_YOUR INSTRUCTIONS:_ Extract every line of the material that holds the string "with".

_Part of a data file:_
--------------------------------------------------
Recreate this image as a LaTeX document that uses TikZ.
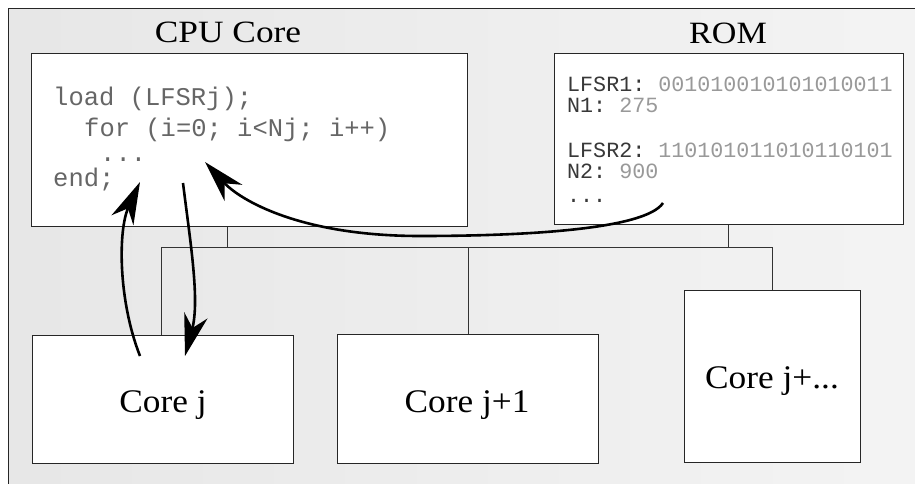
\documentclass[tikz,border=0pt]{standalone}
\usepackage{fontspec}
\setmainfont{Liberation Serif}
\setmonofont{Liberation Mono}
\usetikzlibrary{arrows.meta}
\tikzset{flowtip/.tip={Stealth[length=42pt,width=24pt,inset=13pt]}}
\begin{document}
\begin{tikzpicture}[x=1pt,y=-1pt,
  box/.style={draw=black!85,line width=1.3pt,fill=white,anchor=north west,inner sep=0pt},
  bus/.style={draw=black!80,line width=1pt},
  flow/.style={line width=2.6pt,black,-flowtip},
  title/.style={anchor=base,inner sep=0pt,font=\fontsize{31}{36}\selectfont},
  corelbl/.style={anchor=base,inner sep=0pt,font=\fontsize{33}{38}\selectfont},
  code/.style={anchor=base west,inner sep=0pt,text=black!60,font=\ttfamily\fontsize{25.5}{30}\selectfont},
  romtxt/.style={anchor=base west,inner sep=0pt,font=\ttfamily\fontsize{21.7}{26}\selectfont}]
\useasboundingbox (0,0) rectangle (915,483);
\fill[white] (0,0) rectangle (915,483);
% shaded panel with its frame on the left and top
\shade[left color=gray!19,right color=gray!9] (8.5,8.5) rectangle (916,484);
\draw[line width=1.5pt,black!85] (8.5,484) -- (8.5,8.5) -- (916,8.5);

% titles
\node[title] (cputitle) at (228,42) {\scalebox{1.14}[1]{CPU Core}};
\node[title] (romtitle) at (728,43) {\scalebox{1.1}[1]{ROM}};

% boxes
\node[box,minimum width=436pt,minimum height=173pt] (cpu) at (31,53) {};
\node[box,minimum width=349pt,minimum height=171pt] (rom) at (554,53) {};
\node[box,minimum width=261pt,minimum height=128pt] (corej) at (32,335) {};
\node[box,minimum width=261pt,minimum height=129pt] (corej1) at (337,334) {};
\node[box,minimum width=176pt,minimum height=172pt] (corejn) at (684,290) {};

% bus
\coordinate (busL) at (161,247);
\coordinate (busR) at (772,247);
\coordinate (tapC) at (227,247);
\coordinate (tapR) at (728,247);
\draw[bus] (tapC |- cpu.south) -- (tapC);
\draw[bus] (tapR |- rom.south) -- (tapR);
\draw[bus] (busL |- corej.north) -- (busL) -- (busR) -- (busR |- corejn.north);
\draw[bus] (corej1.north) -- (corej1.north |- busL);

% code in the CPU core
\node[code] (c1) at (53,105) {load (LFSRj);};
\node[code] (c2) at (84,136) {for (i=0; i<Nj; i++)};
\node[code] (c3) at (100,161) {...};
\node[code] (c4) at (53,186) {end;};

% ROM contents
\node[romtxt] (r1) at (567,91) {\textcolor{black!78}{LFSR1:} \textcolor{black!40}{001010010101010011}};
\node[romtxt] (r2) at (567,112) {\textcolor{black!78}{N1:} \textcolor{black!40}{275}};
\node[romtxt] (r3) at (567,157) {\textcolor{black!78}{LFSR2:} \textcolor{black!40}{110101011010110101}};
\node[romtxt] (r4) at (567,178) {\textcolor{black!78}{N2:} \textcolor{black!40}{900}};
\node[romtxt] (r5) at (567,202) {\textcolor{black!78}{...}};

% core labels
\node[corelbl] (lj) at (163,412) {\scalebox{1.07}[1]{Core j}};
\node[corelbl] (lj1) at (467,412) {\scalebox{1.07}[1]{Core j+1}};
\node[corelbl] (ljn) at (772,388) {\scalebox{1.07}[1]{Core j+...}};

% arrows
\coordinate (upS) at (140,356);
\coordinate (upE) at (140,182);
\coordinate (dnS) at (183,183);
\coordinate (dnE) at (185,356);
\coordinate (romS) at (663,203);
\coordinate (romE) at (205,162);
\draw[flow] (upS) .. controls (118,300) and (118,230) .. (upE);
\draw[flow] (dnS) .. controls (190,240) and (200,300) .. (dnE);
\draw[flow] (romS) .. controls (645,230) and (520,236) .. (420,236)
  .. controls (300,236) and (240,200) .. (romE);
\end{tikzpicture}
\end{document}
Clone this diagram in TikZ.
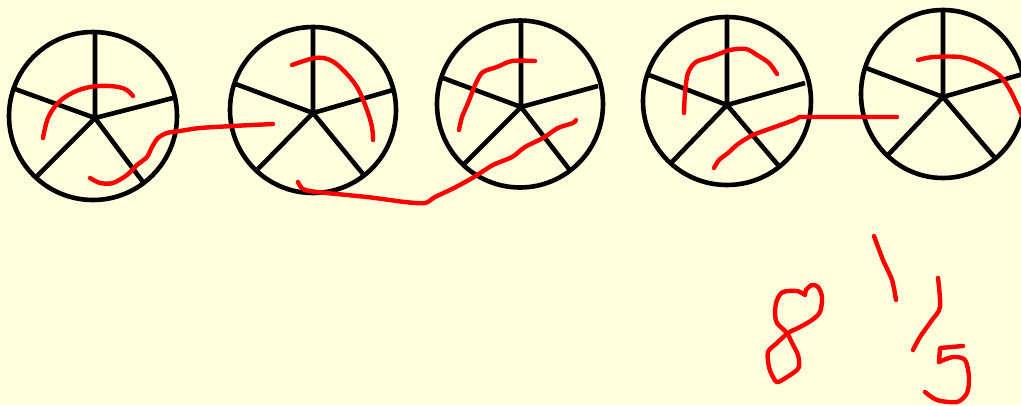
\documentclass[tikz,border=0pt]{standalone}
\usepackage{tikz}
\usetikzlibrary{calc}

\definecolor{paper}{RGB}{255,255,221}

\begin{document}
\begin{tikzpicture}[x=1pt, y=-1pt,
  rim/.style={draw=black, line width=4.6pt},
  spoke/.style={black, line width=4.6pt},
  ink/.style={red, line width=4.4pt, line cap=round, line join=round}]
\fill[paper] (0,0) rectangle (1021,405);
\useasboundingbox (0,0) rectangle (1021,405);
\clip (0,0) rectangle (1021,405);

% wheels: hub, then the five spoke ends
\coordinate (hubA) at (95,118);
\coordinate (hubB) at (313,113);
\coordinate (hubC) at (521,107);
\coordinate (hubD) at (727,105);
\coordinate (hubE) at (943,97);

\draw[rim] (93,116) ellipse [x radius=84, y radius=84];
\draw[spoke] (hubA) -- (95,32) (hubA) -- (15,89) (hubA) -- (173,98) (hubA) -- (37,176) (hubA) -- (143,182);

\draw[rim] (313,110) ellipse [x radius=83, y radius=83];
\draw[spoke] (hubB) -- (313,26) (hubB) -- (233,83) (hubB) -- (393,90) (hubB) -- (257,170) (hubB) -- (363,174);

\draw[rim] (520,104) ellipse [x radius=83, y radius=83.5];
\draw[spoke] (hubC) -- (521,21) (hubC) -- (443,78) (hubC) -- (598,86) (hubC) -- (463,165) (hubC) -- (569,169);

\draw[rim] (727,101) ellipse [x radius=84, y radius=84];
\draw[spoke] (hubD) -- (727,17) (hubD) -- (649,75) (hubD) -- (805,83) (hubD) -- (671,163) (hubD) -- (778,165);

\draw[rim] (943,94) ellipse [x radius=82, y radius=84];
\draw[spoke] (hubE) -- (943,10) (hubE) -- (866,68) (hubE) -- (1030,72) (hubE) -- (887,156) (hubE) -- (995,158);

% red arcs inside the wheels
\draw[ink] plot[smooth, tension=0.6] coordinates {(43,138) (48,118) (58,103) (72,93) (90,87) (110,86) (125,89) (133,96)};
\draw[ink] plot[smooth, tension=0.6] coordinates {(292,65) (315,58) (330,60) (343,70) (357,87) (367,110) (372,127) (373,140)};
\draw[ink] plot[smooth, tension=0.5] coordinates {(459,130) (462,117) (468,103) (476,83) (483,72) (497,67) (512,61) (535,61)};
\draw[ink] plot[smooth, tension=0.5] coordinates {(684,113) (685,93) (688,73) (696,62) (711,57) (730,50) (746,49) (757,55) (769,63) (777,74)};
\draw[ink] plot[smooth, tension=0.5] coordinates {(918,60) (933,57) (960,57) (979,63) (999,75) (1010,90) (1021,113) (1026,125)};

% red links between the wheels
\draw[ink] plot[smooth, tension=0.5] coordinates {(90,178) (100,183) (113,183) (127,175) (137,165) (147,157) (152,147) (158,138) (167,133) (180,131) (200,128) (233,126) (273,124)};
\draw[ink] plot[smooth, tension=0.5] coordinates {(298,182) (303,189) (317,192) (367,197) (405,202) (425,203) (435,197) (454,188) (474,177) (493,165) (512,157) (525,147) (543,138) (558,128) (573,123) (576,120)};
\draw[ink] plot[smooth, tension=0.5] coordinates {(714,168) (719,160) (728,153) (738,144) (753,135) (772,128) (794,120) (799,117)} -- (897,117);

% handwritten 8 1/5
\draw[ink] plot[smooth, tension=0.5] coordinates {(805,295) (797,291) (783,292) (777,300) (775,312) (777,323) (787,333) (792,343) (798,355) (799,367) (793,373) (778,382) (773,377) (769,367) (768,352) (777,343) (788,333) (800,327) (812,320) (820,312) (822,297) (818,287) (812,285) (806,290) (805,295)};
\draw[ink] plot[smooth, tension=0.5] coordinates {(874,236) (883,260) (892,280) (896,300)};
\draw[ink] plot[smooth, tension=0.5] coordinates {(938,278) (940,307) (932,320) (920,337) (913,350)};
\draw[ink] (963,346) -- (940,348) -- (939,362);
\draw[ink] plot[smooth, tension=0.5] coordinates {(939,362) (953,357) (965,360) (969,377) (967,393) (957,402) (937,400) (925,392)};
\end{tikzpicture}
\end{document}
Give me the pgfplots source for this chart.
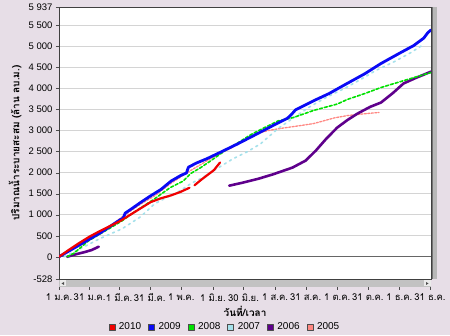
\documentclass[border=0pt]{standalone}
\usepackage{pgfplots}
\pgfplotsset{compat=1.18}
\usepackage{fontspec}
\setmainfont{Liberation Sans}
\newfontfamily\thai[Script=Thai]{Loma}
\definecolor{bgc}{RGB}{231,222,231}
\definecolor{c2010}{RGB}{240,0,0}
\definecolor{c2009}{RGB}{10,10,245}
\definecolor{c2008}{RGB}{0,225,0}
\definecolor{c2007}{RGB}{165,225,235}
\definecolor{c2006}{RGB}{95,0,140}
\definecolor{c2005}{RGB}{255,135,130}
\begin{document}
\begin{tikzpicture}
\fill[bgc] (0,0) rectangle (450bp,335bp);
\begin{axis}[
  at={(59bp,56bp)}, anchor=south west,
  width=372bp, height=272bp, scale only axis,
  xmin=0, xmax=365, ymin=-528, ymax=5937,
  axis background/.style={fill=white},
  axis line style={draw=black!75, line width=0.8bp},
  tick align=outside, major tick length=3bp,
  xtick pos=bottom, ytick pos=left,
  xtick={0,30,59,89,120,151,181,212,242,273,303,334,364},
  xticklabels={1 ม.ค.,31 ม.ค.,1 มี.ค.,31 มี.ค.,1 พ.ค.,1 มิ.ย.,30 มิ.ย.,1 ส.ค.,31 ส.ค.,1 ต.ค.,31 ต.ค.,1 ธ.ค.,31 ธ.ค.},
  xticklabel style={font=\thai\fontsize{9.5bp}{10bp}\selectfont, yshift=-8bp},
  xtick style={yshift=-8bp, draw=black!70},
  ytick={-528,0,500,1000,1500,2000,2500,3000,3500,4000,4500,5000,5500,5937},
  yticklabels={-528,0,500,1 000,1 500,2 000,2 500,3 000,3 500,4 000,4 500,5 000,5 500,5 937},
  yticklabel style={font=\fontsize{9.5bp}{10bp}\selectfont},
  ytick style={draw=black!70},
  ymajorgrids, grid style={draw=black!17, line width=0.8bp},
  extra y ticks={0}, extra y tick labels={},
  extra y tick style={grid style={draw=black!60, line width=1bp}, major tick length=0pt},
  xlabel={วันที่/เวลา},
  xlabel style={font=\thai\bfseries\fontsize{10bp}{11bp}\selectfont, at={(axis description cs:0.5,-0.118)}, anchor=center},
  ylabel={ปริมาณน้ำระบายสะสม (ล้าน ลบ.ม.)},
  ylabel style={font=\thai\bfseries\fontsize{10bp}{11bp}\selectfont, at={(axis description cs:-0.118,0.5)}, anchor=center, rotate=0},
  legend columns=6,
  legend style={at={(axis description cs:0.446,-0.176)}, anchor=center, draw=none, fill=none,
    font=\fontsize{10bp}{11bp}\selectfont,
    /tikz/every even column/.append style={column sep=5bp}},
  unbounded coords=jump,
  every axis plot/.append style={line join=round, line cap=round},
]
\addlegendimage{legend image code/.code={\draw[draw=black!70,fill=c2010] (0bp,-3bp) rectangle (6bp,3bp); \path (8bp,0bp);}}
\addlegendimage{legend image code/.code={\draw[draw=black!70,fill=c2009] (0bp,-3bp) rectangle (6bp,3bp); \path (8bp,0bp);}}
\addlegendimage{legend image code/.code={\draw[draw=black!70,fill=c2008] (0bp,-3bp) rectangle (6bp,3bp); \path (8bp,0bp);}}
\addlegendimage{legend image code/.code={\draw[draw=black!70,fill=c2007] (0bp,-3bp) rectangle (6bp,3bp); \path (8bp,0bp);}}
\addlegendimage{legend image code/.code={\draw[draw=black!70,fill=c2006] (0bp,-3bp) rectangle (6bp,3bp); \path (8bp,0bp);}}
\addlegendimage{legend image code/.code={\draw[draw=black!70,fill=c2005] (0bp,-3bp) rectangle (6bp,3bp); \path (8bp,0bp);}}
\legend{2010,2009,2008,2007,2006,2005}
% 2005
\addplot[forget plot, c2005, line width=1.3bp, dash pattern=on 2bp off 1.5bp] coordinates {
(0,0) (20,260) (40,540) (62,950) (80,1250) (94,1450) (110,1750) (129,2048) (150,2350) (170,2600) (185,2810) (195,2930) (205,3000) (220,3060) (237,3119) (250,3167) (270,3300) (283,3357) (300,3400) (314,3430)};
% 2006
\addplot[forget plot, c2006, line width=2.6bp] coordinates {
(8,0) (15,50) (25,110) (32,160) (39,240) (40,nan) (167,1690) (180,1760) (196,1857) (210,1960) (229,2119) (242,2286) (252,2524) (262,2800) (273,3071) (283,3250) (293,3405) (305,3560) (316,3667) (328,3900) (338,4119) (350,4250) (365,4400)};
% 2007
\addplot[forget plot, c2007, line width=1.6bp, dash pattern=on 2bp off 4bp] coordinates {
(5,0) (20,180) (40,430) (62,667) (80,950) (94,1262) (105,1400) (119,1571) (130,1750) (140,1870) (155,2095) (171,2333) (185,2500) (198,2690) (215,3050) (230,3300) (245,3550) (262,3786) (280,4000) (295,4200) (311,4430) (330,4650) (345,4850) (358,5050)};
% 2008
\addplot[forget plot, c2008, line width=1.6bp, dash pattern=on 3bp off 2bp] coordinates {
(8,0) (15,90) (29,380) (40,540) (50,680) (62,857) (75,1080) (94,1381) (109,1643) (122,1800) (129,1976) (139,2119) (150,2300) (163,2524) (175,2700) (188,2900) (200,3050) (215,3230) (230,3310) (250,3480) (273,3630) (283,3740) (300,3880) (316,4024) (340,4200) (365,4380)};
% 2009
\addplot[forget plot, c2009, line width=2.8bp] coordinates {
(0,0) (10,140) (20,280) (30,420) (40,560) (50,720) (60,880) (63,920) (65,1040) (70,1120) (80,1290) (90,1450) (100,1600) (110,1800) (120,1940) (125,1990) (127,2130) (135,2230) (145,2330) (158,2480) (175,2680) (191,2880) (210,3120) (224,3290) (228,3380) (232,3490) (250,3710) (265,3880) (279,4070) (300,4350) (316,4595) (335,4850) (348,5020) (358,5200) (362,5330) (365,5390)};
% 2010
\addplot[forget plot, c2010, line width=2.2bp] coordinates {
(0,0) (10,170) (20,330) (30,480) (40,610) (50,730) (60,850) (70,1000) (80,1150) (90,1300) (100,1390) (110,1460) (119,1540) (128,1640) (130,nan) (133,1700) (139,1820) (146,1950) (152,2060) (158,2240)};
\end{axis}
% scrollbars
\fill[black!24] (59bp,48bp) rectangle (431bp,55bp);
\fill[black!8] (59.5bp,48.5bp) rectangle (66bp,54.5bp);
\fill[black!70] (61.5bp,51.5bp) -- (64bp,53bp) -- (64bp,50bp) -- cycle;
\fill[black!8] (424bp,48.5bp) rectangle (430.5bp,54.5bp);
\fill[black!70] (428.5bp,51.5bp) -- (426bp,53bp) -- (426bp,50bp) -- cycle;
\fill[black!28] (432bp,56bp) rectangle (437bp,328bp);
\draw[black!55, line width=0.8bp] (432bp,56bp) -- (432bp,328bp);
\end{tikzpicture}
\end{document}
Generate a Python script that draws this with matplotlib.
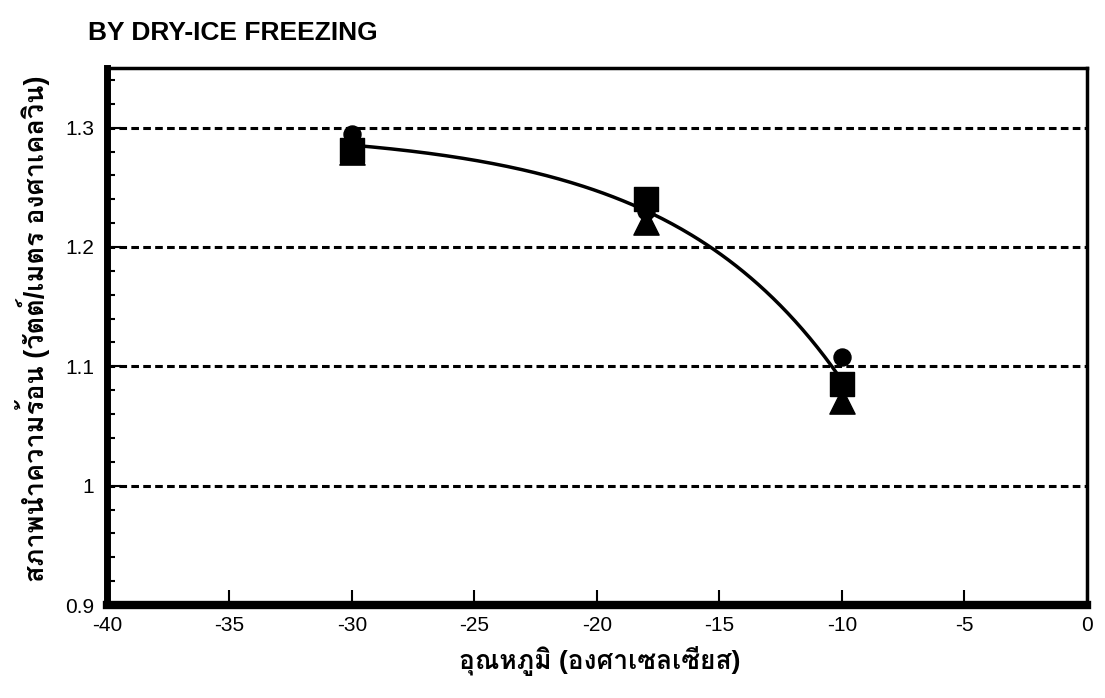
--------------------------------------------------
_ANSWER TO THIS TASK:_
% shaded panel with its frame on the left and top
Generate a Python script that draws this with matplotlib.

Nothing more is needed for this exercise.